Any left over fridge space keep for bagged salad, and green veg.

Handle all carefully. Guard against bruising.

 

Water stowage/Watermaker

In very extreme conditions a person can need up to a gallon of water per day to drink on top of cooking and washing.   Allow 30-50% safety margin.

•Lin Pardy recommends 5-6 pints per person per day-or 1 cup for tooth brushing & washing. 2 cups for cooking. 4 cups for tea and coffee and fruit punch, with 10 cups left for twice a week wash down, clothes washing and hair washing.
•One cup of sea water contains two rounded tea spoons of salt.
•For cooking vegetables use 1 part salt water to 3 parts fresh water.
•Boil eggs in all salt water.
•For bread making use all salt water with no additional salt.
 

Bring on the watermaker

•Every boat is different, but if you are lucky enough to have a water maker it will save you weight and space and there will be less plastic to dispose of from extra drinking water containers.
•Chiscos on a twenty day trans Atlantic crossing with four crew made an average of 125 litres per day. The “Dessalator” makes 70 litres of water per hour.  By running the generator and water maker together for a couple of hours each day we generated an average of 5-6Kwh  using 1/3 Litre of diesel per Kwh.
•That is 2 litres  of diesel a day and the batteries topped up, which equates to a happy crew and a joyous cook!
 
 
Rubbish

When deciding what to buy think how you will dispose of the packaging.

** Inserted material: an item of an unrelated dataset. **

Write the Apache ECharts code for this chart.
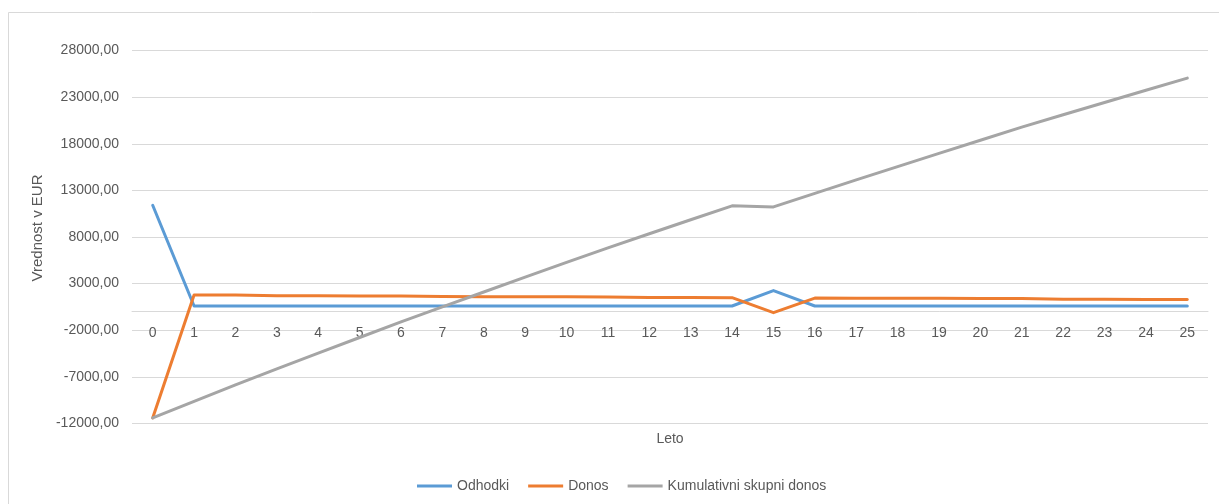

•Think of the materials used. Will they go back into natural systems if they have to go overboard out at sea.
•No plastic can go overboard. Paper and cardboard torn into small pieces will. Plastic coated cardboard can not.
•Buy plastic coated juice cartons with folded rather than fused bottoms so that they will flatten neatly and stack.
•If possible buy things in foil packs that will fold and take ashore rather than in jars or plastic bottles.
•If you do buy things in jars, choose ones with wide necks that will come in useful.
•Avoid aluminium cans.
 

Try to make rather than buy prepared foods like blister packed pastries and individual fruit yogurts that take up premium fridge space.  eg yogurt can be made as required and there are no plastic pots to get rid of.  www.easiyo.com

 

Cooks Tips

Aim to cook fresh as long as possible

•Aim for variety, contrasts and surprises.
•Avoid letting a pattern develop.
•Never uncomfortably overfill people. At the same time do not let people get too hungry and grumpy.
•Be aware people may be sea sick. Subtly include ginger in dishes.  Have melba toast and morning coffee biscuits available.
•Be aware of blood sugar levels for a job in hand. Have energy drinks and easily available rocket fuel on hand and a tin of buns.
•Always aim to conserve and maximize resources.
 

Always have a little surprise up your sleeve-

•Fortune cookies after a Chinese meal. Pop corn. A fruit cake.
•Create and enjoy the ritual of crew coming together in a shared pleasurable experience.     A time to build comradeship and accommodate communication.
•Even when it gets to corned beef hash, have some newly pickled crunchy red cabbage.
•Keep them crunching and wondering what will come next.